The term was originally coined by Marc Andreeson back in 2007.
Market: Target customers who have an Underserved (unmet, or unsatisfactory) need.
Product: A specific offering of functionality or features that meets the needs of the customer.
Success criteria depends on how well your product (top three layers) satisfies the market (bottom two layers)
The Lean Product Process
Determine your Target Customer
Identify who your customer is - segmenting the market based on demographic, psychographic, behavioural, and needs based attributes. Be aware of the technology adoption lifecycle from Geoffrey Moore.
NB: Users can differ from Buyers, especially in a B2B product offering.
Identify Underserved Needs
Identifying what needs your product must serve for this potential customer segment.

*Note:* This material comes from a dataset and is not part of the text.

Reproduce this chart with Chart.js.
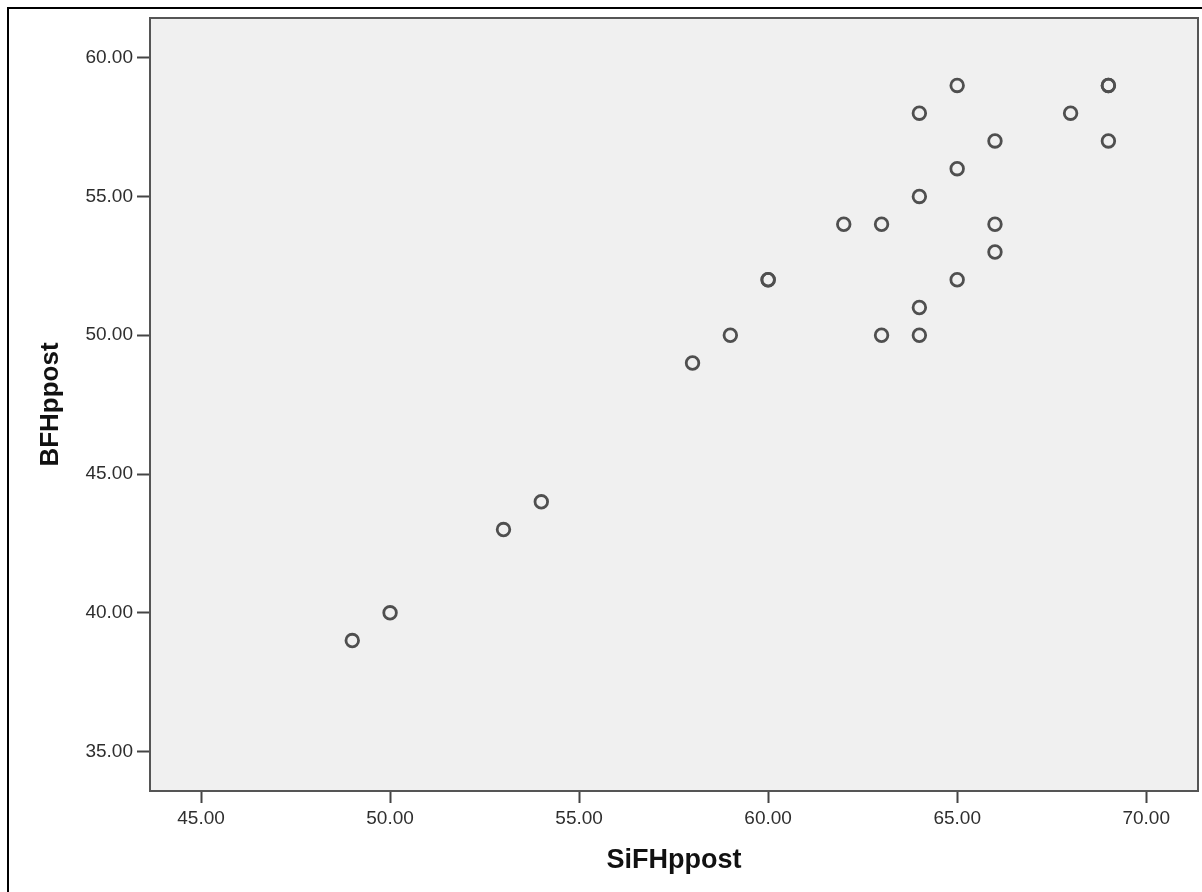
<!DOCTYPE html>
<html>
<head>
<meta charset="utf-8">
<title>SiFHppost vs BFHppost</title>
<script src="https://cdn.jsdelivr.net/npm/chart.js@4/dist/chart.umd.min.js"></script>
<style>
  html, body { margin: 0; padding: 0; background: #fff; }
  canvas { display: block; }
</style>
</head>
<body>
<canvas id="scatter" width="1202" height="892"></canvas>
<script>
// Observations (duplicates are plotted on top of each other)
const sifhPost = [49, 50, 53, 54, 58, 59, 60, 60, 62, 63, 63, 64, 64, 64, 64, 65, 65, 65, 66, 66, 66, 68, 69, 69, 69];
const bfhPost  = [39, 40, 43, 44, 49, 50, 52, 52, 54, 54, 50, 58, 55, 51, 50, 59, 56, 52, 57, 54, 53, 58, 59, 59, 57];

const xTicks = [45, 50, 55, 60, 65, 70];
const yTicks = [35, 40, 45, 50, 55, 60];

const xLabel = "SiFHppost";
const yLabel = "BFHppost";

const points = sifhPost.map((x, i) => ({ x, y: bfhPost[i] }));

// page background, grey plot panel, closing border lines and outer frame
const panel = {
    id: "panel",
    beforeDraw(chart) {
        const { ctx, width, height, chartArea: a } = chart;
        ctx.save();
        ctx.fillStyle = "#ffffff";
        ctx.fillRect(0, 0, width, height);
        ctx.fillStyle = "#f0f0f0";
        ctx.fillRect(a.left, a.top, a.right - a.left, a.bottom - a.top);
        ctx.restore();
    },
    afterDraw(chart) {
        const { ctx, chartArea: a } = chart;
        ctx.save();
        ctx.strokeStyle = "#555555";
        ctx.lineWidth = 2;
        ctx.beginPath();
        ctx.moveTo(a.left, a.top);
        ctx.lineTo(a.right, a.top);
        ctx.lineTo(a.right, a.bottom);
        ctx.stroke();
        ctx.strokeStyle = "#000000";
        ctx.lineWidth = 2;
        ctx.strokeRect(8, 8, 1400, 1200);
        ctx.restore();
    }
};

const tickFont = { family: "'Liberation Sans', Arial, sans-serif", size: 19 };
const titleFont = { family: "'Liberation Sans', Arial, sans-serif", size: 27, weight: "bold" };

new Chart(document.getElementById("scatter"), {
    type: "scatter",
    data: {
        datasets: [{
            data: points,
            pointRadius: 6.3,
            pointHoverRadius: 6.3,
            pointBorderWidth: 2.8,
            pointBorderColor: "#4f4f4f",
            pointBackgroundColor: "rgba(0,0,0,0)"
        }]
    },
    options: {
        responsive: false,
        animation: false,
        layout: { autoPadding: false, padding: { top: 18, right: 4, left: 0, bottom: 0 } },
        plugins: {
            legend: { display: false },
            tooltip: { enabled: false }
        },
        scales: {
            x: {
                type: "linear",
                min: 43.65,
                max: 71.37,
                afterBuildTicks(scale) { scale.ticks = xTicks.map(value => ({ value })); },
                afterFit(scale) {
                    scale.height = 101;
                    scale.paddingLeft = 0;
                    scale.paddingRight = 0;
                },
                grid: { drawOnChartArea: false, drawTicks: true, tickLength: 12, tickColor: "#444", tickWidth: 2 },
                border: { display: true, color: "#555555", width: 2 },
                ticks: {
                    color: "#2e2e2e",
                    font: tickFont,
                    padding: 4,
                    maxRotation: 0,
                    callback: v => Number(v).toFixed(2)
                },
                title: {
                    display: true,
                    text: xLabel,
                    color: "#111",
                    font: titleFont,
                    padding: { top: 0, bottom: 15 }
                }
            },
            y: {
                type: "linear",
                min: 33.58,
                max: 61.43,
                afterBuildTicks(scale) { scale.ticks = yTicks.map(value => ({ value })); },
                afterFit(scale) { scale.width = 150; },
                grid: { drawOnChartArea: false, drawTicks: true, tickLength: 13, tickColor: "#444", tickWidth: 2 },
                border: { display: true, color: "#555555", width: 2 },
                ticks: {
                    color: "#2e2e2e",
                    font: tickFont,
                    padding: 4,
                    callback: v => Number(v).toFixed(2)
                },
                title: {
                    display: true,
                    text: yLabel,
                    color: "#111",
                    font: { ...titleFont, size: 26 },
                    padding: { top: 35, bottom: 0 }
                }
            }
        }
    },
    plugins: [panel]
});
</script>
</body>
</html>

Candidate frameworks include:
Importance vs Satisfaction Framework
Importance: A measure of how important a particular customer need is. Use a 5 point scale from negative to positive*
Satisfaction: Satisfaction level with any existing product. Use a 7 point scale from negative to positive*
*Research has shown that 5 point scales are best for unipolar, but 7 point is best for bipolar.
Gap Analysis Framework
Gap = Importance - Satisfaction
The larger the Gap, then the more underserved the customer’s need is.
Jobs to be Done Framework (preferred over Gap Analysis)
Opportunity Score = Importance + Max(Importance-Satisfaction,0)
Customers decide to buy based on how well it delivers their “desired outcomes” for the “jobs to be done”.
Ultimately, we want to find the needs that add the most value for the customer.
NB: The “Vitamin vs Painkiller” classification is very relevant here. Are we creating a real problem solver, or are we a “nice to have”?
Define your Value Proposition
Which of the important customer needs could we be addressing?
This chapter refers to ranking the features and benefits. The author uses the KANO method, which adopts a classification of basic (must-haves), performance (better), and delighters (unexpected), and compares against the competition.
MoSCoW could also be used. Whatever the framework or system, we should yield a clear understanding of our value proposition.
Specify MVP
What is the absolute bare minimum that we need to deliver, to validate that we are heading in the right direction.
We need to be weighing up the investment vs the return.
Using traditional agile methodologies and best practices, we would favour small batches, described via measurable User Stories.
Remember Bill Wake’s INVEST acronym for stories.
Independent, Negotiable, Valuable, Estimable, Small, Testable.
Decide on the MVP candidate, with awareness for the estimated ROI (Return on Investment).
Our MVP should not be only basic, but include slices of performance and delight.
Create MVP Prototype
Our MVP should not be only basic, but include slices of performance and delight. Think of it as a subset of the KANO pyramid. Our MVP needs to be testable, and for this, there are different categories of test.
Product vs Marketing, and Quantitative vs Qualitative.
Test & Iterate
Qualitative user feedback on your offering (the product itself, or a design deliverable such a wireframe).
Ideally, speak with one customer at a time to maximise value (sidesteps any potential group dynamic and biases).
Favour open questions over closed.
Be sure to differentiate feedback on usability, versus feedback on product market fit.
Synthesise the feedback such that it can power the Hypothesize-Design-Test-Learn loop.
Pivot when necessary (e.g if target customers are only lukewarm and there is little to no excited from them)
Building and Optimising
This section describes using Agile processes such as Scrum and Kanban for Product delivery. No notes taken.